Does this depress you? Don’t worry, it will not happen for a long long time, a 10100 years to be more precise, a very large number indeed. You might question, if the arrow of time drives everything towards chaos and disorder how do we account for evolution? How did all the wonderful life forms that inhabit our earth evolve from lowly single-celled organisms?  Isn’t evolution a violation of the second law of thermodynamics? But there is no paradox here. Though decline is inexorable between the beginning and the end there is room for complexity, just as in the Universe there is a time of growth of the stars. As an analogy think of a cup of cappuccino. Once you stir, it becomes a uniformly brown liquid but before, the cream will form beautiful swirling patterns of white in the brown coffee.

What lessons for life can we draw from an abstract law in physics? We learn that time does move inexorably forward. The only time we have available to live is now. The past doesn’t exist. It’s just memories in the present. The future doesn’t exist either. It’s just thoughts in the present. The great poet Omar Khayyám was right when he said, “The Moving Finger writes; and, having writ, Moves on: nor all thy Piety nor Wit. Shall lure it back to cancel half a Line, Nor all thy Tears wash out a Word of it.”

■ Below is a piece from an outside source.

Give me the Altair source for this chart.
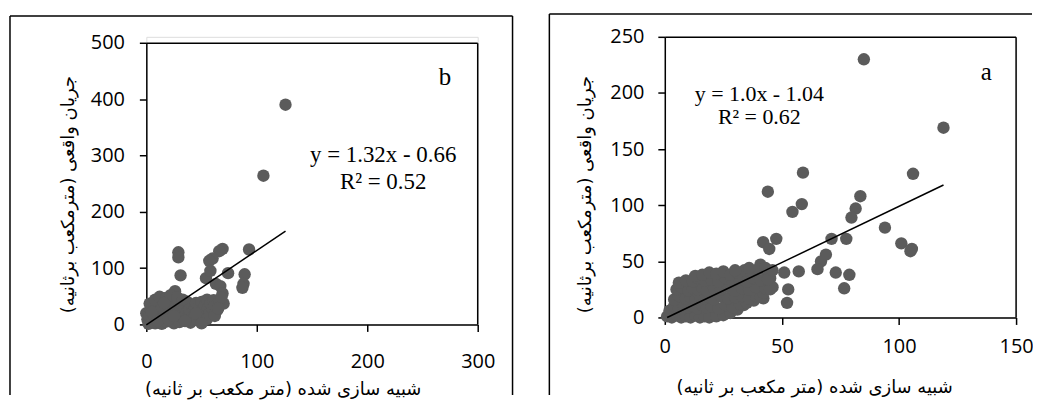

Don’t waste your time regretting past mistakes or worrying about future problems yet to happen. But between the beginning and the end of time, in the interval between birth and death, we have a glorious opportunity to engage with life, live according to our values, build and grow, in our relationships, our work and enjoyment of life. Remember, to maintain what we build we have to expend energy and work on them otherwise they will crumble into dust. As yet we have no answer to the question what is the meaning of the Universe but while we wait, we can give meaning to our everyday lives and pass on our legacy to future generations. That will endure to the ends of time.